» **DO THIS**: Repeat the material below word for word and leave out all pictures.

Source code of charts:
* * * * *

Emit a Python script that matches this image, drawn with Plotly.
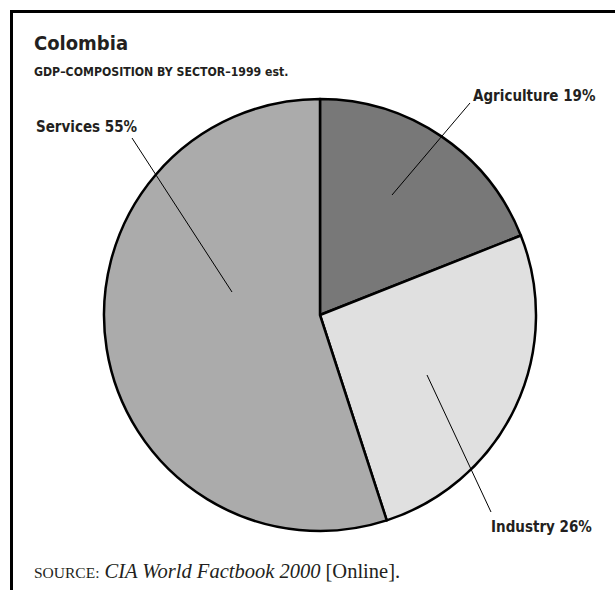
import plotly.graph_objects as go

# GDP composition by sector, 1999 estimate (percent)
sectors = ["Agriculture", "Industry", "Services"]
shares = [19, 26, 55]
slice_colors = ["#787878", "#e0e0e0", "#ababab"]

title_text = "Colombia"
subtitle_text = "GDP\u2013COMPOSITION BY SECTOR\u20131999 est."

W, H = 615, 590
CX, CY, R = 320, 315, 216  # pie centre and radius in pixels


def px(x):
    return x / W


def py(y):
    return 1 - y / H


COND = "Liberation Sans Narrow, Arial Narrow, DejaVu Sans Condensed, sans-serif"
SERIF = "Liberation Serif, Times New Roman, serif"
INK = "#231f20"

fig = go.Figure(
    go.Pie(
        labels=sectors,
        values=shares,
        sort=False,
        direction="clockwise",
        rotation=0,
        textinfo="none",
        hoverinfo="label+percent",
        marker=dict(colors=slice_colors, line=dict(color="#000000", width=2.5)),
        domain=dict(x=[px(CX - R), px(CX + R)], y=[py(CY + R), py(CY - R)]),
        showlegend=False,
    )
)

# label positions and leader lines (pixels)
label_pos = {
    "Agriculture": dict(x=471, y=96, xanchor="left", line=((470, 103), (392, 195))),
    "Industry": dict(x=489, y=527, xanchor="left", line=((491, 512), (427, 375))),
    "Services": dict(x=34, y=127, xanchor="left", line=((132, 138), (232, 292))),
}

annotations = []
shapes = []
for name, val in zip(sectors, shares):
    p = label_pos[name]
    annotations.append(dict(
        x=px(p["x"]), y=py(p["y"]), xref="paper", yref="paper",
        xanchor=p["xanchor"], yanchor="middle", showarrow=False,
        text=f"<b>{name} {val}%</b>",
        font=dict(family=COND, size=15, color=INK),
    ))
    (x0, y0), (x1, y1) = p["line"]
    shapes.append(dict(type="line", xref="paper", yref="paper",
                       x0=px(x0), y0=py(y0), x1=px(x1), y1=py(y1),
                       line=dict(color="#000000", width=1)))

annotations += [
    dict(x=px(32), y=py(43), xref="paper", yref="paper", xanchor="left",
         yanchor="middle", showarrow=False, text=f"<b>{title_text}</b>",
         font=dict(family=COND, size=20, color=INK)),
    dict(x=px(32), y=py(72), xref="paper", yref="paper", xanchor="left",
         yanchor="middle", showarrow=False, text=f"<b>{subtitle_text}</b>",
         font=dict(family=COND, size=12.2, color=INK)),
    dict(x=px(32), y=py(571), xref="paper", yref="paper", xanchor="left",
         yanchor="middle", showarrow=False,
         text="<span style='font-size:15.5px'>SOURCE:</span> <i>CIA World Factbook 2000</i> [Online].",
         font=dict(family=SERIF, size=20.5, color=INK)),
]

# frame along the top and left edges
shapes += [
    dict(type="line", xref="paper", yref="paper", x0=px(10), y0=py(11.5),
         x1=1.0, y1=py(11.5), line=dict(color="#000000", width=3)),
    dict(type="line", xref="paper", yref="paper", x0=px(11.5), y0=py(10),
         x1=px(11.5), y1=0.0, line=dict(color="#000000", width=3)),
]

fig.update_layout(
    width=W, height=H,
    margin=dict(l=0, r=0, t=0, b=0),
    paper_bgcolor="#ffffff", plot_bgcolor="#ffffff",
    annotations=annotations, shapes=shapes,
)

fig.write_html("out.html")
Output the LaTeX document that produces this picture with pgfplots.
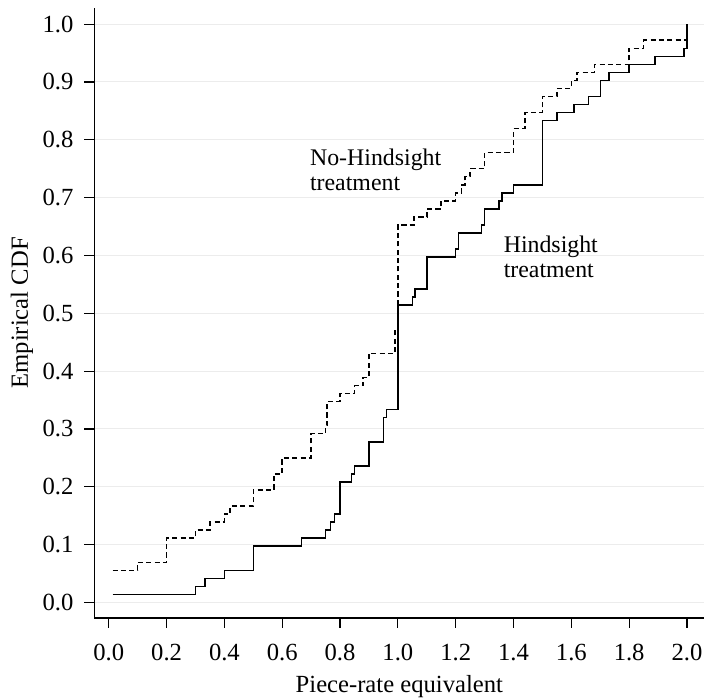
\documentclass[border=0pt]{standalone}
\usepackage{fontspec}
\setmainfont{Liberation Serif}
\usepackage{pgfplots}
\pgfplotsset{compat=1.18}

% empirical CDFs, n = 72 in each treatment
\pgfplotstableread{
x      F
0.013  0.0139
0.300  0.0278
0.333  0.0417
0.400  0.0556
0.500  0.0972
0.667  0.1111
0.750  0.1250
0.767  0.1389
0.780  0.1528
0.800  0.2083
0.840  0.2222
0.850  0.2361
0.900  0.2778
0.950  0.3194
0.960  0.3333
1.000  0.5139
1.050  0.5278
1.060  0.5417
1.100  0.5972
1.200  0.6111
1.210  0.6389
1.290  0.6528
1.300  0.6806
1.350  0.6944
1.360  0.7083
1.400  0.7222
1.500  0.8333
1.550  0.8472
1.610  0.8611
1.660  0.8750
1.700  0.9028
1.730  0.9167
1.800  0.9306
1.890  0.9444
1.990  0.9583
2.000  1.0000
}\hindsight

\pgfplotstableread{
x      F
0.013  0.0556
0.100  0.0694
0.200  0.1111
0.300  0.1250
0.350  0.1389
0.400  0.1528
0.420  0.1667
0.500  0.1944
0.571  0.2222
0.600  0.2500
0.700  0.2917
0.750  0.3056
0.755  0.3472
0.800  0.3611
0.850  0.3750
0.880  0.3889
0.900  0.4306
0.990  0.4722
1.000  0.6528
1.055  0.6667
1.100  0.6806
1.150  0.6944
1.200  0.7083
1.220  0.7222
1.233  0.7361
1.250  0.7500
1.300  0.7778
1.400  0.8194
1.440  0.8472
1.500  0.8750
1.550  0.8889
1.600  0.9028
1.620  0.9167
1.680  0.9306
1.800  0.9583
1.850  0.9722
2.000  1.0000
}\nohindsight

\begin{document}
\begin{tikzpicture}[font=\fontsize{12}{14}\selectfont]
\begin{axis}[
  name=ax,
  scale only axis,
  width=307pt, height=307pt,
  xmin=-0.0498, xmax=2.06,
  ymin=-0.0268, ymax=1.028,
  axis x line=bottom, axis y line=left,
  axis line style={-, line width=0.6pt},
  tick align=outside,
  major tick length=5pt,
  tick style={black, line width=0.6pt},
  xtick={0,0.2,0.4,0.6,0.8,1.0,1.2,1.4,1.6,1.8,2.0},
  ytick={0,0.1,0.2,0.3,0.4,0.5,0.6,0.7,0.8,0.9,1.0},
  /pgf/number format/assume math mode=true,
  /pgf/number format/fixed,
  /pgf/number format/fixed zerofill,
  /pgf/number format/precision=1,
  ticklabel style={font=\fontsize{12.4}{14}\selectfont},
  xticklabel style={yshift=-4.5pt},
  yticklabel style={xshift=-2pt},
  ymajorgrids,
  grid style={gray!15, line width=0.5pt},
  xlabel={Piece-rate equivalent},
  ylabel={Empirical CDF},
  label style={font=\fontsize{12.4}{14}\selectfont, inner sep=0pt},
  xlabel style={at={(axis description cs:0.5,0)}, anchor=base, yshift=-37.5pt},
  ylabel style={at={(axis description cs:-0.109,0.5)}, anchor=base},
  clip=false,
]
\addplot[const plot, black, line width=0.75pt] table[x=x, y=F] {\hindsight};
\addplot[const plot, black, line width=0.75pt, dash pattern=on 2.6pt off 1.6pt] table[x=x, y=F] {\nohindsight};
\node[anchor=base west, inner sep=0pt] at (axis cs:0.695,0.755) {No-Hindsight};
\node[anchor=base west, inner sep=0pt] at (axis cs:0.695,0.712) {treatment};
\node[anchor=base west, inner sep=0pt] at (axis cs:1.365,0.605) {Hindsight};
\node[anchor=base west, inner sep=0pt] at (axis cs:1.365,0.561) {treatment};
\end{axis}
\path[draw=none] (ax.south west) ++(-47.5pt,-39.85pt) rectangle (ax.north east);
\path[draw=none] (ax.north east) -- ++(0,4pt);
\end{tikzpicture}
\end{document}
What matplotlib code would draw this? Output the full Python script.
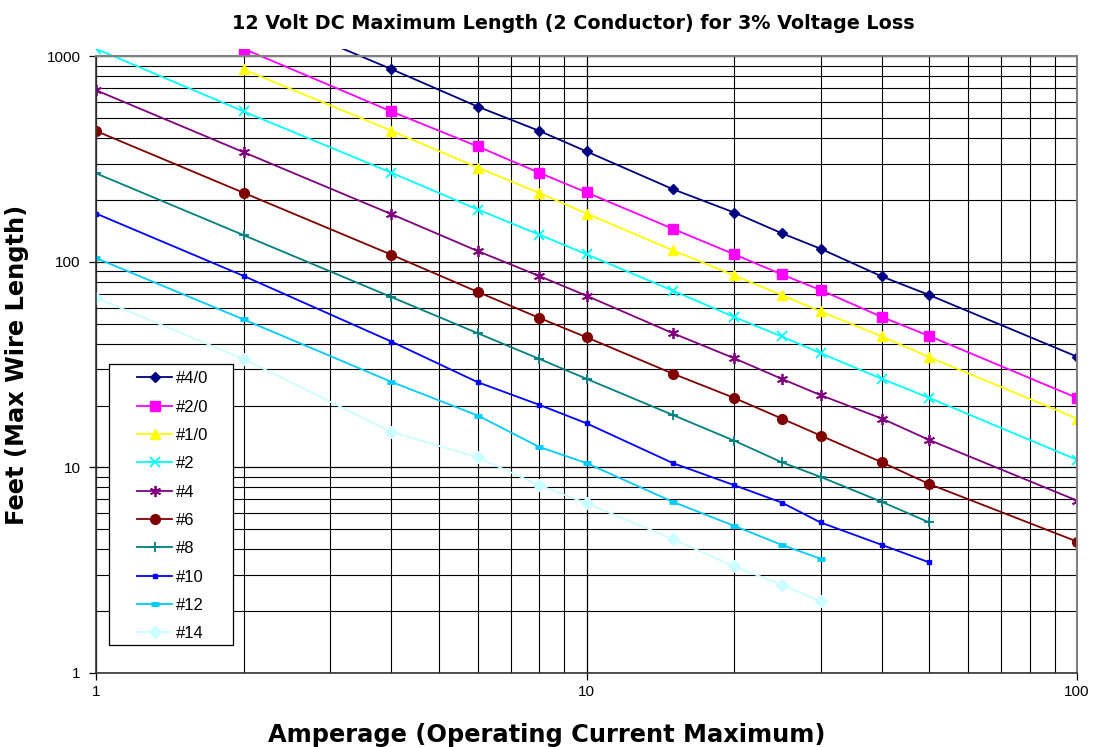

* * * * *

» **THE COMPLETED TASK**:
Emit a Python script that matches this image, drawn with Plotly.
import plotly.graph_objects as go

# GDP composition by sector, 1999 estimate (percent)
sectors = ["Agriculture", "Industry", "Services"]
shares = [19, 26, 55]
slice_colors = ["#787878", "#e0e0e0", "#ababab"]

title_text = "Colombia"
subtitle_text = "GDP\u2013COMPOSITION BY SECTOR\u20131999 est."

W, H = 615, 590
CX, CY, R = 320, 315, 216  # pie centre and radius in pixels


def px(x):
    return x / W


def py(y):
    return 1 - y / H


COND = "Liberation Sans Narrow, Arial Narrow, DejaVu Sans Condensed, sans-serif"
SERIF = "Liberation Serif, Times New Roman, serif"
INK = "#231f20"

fig = go.Figure(
    go.Pie(
        labels=sectors,
        values=shares,
        sort=False,
        direction="clockwise",
        rotation=0,
        textinfo="none",
        hoverinfo="label+percent",
        marker=dict(colors=slice_colors, line=dict(color="#000000", width=2.5)),
        domain=dict(x=[px(CX - R), px(CX + R)], y=[py(CY + R), py(CY - R)]),
        showlegend=False,
    )
)

# label positions and leader lines (pixels)
label_pos = {
    "Agriculture": dict(x=471, y=96, xanchor="left", line=((470, 103), (392, 195))),
    "Industry": dict(x=489, y=527, xanchor="left", line=((491, 512), (427, 375))),
    "Services": dict(x=34, y=127, xanchor="left", line=((132, 138), (232, 292))),
}

annotations = []
shapes = []
for name, val in zip(sectors, shares):
    p = label_pos[name]
    annotations.append(dict(
        x=px(p["x"]), y=py(p["y"]), xref="paper", yref="paper",
        xanchor=p["xanchor"], yanchor="middle", showarrow=False,
        text=f"<b>{name} {val}%</b>",
        font=dict(family=COND, size=15, color=INK),
    ))
    (x0, y0), (x1, y1) = p["line"]
    shapes.append(dict(type="line", xref="paper", yref="paper",
                       x0=px(x0), y0=py(y0), x1=px(x1), y1=py(y1),
                       line=dict(color="#000000", width=1)))

annotations += [
    dict(x=px(32), y=py(43), xref="paper", yref="paper", xanchor="left",
         yanchor="middle", showarrow=False, text=f"<b>{title_text}</b>",
         font=dict(family=COND, size=20, color=INK)),
    dict(x=px(32), y=py(72), xref="paper", yref="paper", xanchor="left",
         yanchor="middle", showarrow=False, text=f"<b>{subtitle_text}</b>",
         font=dict(family=COND, size=12.2, color=INK)),
    dict(x=px(32), y=py(571), xref="paper", yref="paper", xanchor="left",
         yanchor="middle", showarrow=False,
         text="<span style='font-size:15.5px'>SOURCE:</span> <i>CIA World Factbook 2000</i> [Online].",
         font=dict(family=SERIF, size=20.5, color=INK)),
]

# frame along the top and left edges
shapes += [
    dict(type="line", xref="paper", yref="paper", x0=px(10), y0=py(11.5),
         x1=1.0, y1=py(11.5), line=dict(color="#000000", width=3)),
    dict(type="line", xref="paper", yref="paper", x0=px(11.5), y0=py(10),
         x1=px(11.5), y1=0.0, line=dict(color="#000000", width=3)),
]

fig.update_layout(
    width=W, height=H,
    margin=dict(l=0, r=0, t=0, b=0),
    paper_bgcolor="#ffffff", plot_bgcolor="#ffffff",
    annotations=annotations, shapes=shapes,
)

fig.write_html("out.html")
Output the LaTeX document that produces this picture with pgfplots.
\documentclass[border=0pt]{standalone}
\usepackage{fontspec}
\setmainfont{Liberation Serif}
\usepackage{pgfplots}
\pgfplotsset{compat=1.18}

% empirical CDFs, n = 72 in each treatment
\pgfplotstableread{
x      F
0.013  0.0139
0.300  0.0278
0.333  0.0417
0.400  0.0556
0.500  0.0972
0.667  0.1111
0.750  0.1250
0.767  0.1389
0.780  0.1528
0.800  0.2083
0.840  0.2222
0.850  0.2361
0.900  0.2778
0.950  0.3194
0.960  0.3333
1.000  0.5139
1.050  0.5278
1.060  0.5417
1.100  0.5972
1.200  0.6111
1.210  0.6389
1.290  0.6528
1.300  0.6806
1.350  0.6944
1.360  0.7083
1.400  0.7222
1.500  0.8333
1.550  0.8472
1.610  0.8611
1.660  0.8750
1.700  0.9028
1.730  0.9167
1.800  0.9306
1.890  0.9444
1.990  0.9583
2.000  1.0000
}\hindsight

\pgfplotstableread{
x      F
0.013  0.0556
0.100  0.0694
0.200  0.1111
0.300  0.1250
0.350  0.1389
0.400  0.1528
0.420  0.1667
0.500  0.1944
0.571  0.2222
0.600  0.2500
0.700  0.2917
0.750  0.3056
0.755  0.3472
0.800  0.3611
0.850  0.3750
0.880  0.3889
0.900  0.4306
0.990  0.4722
1.000  0.6528
1.055  0.6667
1.100  0.6806
1.150  0.6944
1.200  0.7083
1.220  0.7222
1.233  0.7361
1.250  0.7500
1.300  0.7778
1.400  0.8194
1.440  0.8472
1.500  0.8750
1.550  0.8889
1.600  0.9028
1.620  0.9167
1.680  0.9306
1.800  0.9583
1.850  0.9722
2.000  1.0000
}\nohindsight

\begin{document}
\begin{tikzpicture}[font=\fontsize{12}{14}\selectfont]
\begin{axis}[
  name=ax,
  scale only axis,
  width=307pt, height=307pt,
  xmin=-0.0498, xmax=2.06,
  ymin=-0.0268, ymax=1.028,
  axis x line=bottom, axis y line=left,
  axis line style={-, line width=0.6pt},
  tick align=outside,
  major tick length=5pt,
  tick style={black, line width=0.6pt},
  xtick={0,0.2,0.4,0.6,0.8,1.0,1.2,1.4,1.6,1.8,2.0},
  ytick={0,0.1,0.2,0.3,0.4,0.5,0.6,0.7,0.8,0.9,1.0},
  /pgf/number format/assume math mode=true,
  /pgf/number format/fixed,
  /pgf/number format/fixed zerofill,
  /pgf/number format/precision=1,
  ticklabel style={font=\fontsize{12.4}{14}\selectfont},
  xticklabel style={yshift=-4.5pt},
  yticklabel style={xshift=-2pt},
  ymajorgrids,
  grid style={gray!15, line width=0.5pt},
  xlabel={Piece-rate equivalent},
  ylabel={Empirical CDF},
  label style={font=\fontsize{12.4}{14}\selectfont, inner sep=0pt},
  xlabel style={at={(axis description cs:0.5,0)}, anchor=base, yshift=-37.5pt},
  ylabel style={at={(axis description cs:-0.109,0.5)}, anchor=base},
  clip=false,
]
\addplot[const plot, black, line width=0.75pt] table[x=x, y=F] {\hindsight};
\addplot[const plot, black, line width=0.75pt, dash pattern=on 2.6pt off 1.6pt] table[x=x, y=F] {\nohindsight};
\node[anchor=base west, inner sep=0pt] at (axis cs:0.695,0.755) {No-Hindsight};
\node[anchor=base west, inner sep=0pt] at (axis cs:0.695,0.712) {treatment};
\node[anchor=base west, inner sep=0pt] at (axis cs:1.365,0.605) {Hindsight};
\node[anchor=base west, inner sep=0pt] at (axis cs:1.365,0.561) {treatment};
\end{axis}
\path[draw=none] (ax.south west) ++(-47.5pt,-39.85pt) rectangle (ax.north east);
\path[draw=none] (ax.north east) -- ++(0,4pt);
\end{tikzpicture}
\end{document}
What matplotlib code would draw this? Output the full Python script.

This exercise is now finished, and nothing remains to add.